Shaving brush is an unavoidable fact of life for men. Unless you have taken the vow of beardhood, your typical morning ritual includes the removal of facial hair out of a desire to look presentable for the world, or at least that pretty girl three office cubicles away from you. The only thing that worries you is that the piece of crap disposable razor you use causes ingrown hairs and bumps, making your chin look like a porcupine backside with all the quills pulled out. What’s a man to do?
Firstly, the use of disposable razors should be limited to that time period when your voice started changing and the ghost of an actual moustache was haunting your upper lip. Seriously, leave that stuff along with puberty; once you have experienced using a double edge razor (a.k.a. safety razor), you will not want to go back to the sad disposable days. However, with the use of DE razors comes the other shaving paraphernalia: soaps, creams, pre-shave oils, aftershave balms, brushes, etc. Arguably the most important tool after your razor is the shaving brush, but there are many types of brushes at different prices, which can get confusing for beginners.
Well, that’s what we’re here for. Let’s break it down.
There are three types of shaving brushes commonly found on the market: badger, boar, and synthetic.
Badger brushes are popular with most aficionados as badger hair has excellent properties that make it ideal for shaving use. Unlike many types of animal fur, badger hair performs similarly to human hair by absorbing water and retaining its heat. This characteristic, plus the fine tips and flexibility of badger hair, makes it super legit for creating dense smooth lather with just a tiny load of shaving cream. Badger brushes come in several grades, with the highest quality silvertip hair being incredibly soft, making for a luxurious and indulgent shaving experience
Boar brushes are usually the cheapest that you can find, but you get what you pay for in terms of performance: inflexible scratchy bristles, poor heat retention, and a pungent odor that has a tendency to overwhelm the scent of the shaving cream or soap used. In terms of lather, the weak foaming process means it is nowhere near as good as the other two types of brushes.
Synthetic brushes used to be pale imitations real shaving brushes, with terrible scratchiness and non-existent heat retention. These days however, it seems that technology has caught up and you are able to find synthetics that perform comparably to pure badger grade brushes, with a lower price tag to boot.
Edwin Jagger produces badger and synthetic brushes, with the badger brushes coming in four grades: pure badger, best badger, super badger and silver tip (from least to most expensive, natch). The brushes offer different properties, with pure badger being firmer to the touch and allowing for better exfoliation, and the silver tip being softest and the most absorbent. The other grades fall accordingly along the spectrum. We recommend that you find a brush that suits your needs, instead of operating under the assumption that “most expensive = best” and opting to go for a super or silver tip badger brush.
How do you decide what’s best, then? Easy:
1) A pure badger brush feels the least smooth comparatively, making it perfect for exfoliating your skin prior to shaving, with its firm hairs feeling stiffer and subsequently more snappy. This will cause a smooth lather when the bristles work its magic on your shaving cream. As pure badger is able to hold less water, the lather will be less wet, which may be more to your liking.
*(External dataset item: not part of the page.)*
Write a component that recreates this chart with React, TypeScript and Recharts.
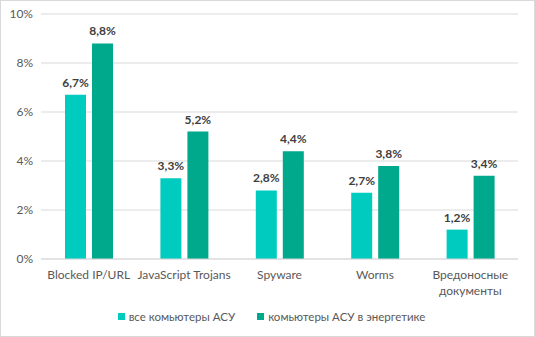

2) Best badger brushes combine the best of both worlds, with a softer touch than pure badger, and heat and water retention comparable to the higher grades. Lathering up is a dream, with a dense and creamy lather that will provide major cushioning while shaving. Synthetic brushes perform similarly to best badger grade.
3) The super badger is an upgrade, offering a softer and more luxurious feel due to the finer hairs that make up the brush; this also means that it is less springy and firm. The tips of the hair are not trimmed into shape, thus avoiding the coarseness of lower grade brushes. The resulting lather will be wetter as the thirsty thin hairs absorb significantly more water. What you get is a Sunday’s best brush to pamper your face for many years to come.
Once you have identified the most appropriate shaving brush, the next thing to consider is the appearance. Edwin Jagger shaving brushes come in a few variations, with ebony, ivory, tortoiseshell, and wood handles that range from large sizes for home use and thin handles for packing in your dopp kit. Whatever you choose, make sure you get a drip stand in the matching colour, so that the brush can air-dry properly after every use. This will prolong the lifespan of your shaving brush, which can last you up to 15 years with the proper care.
Now get out there and shave yourself!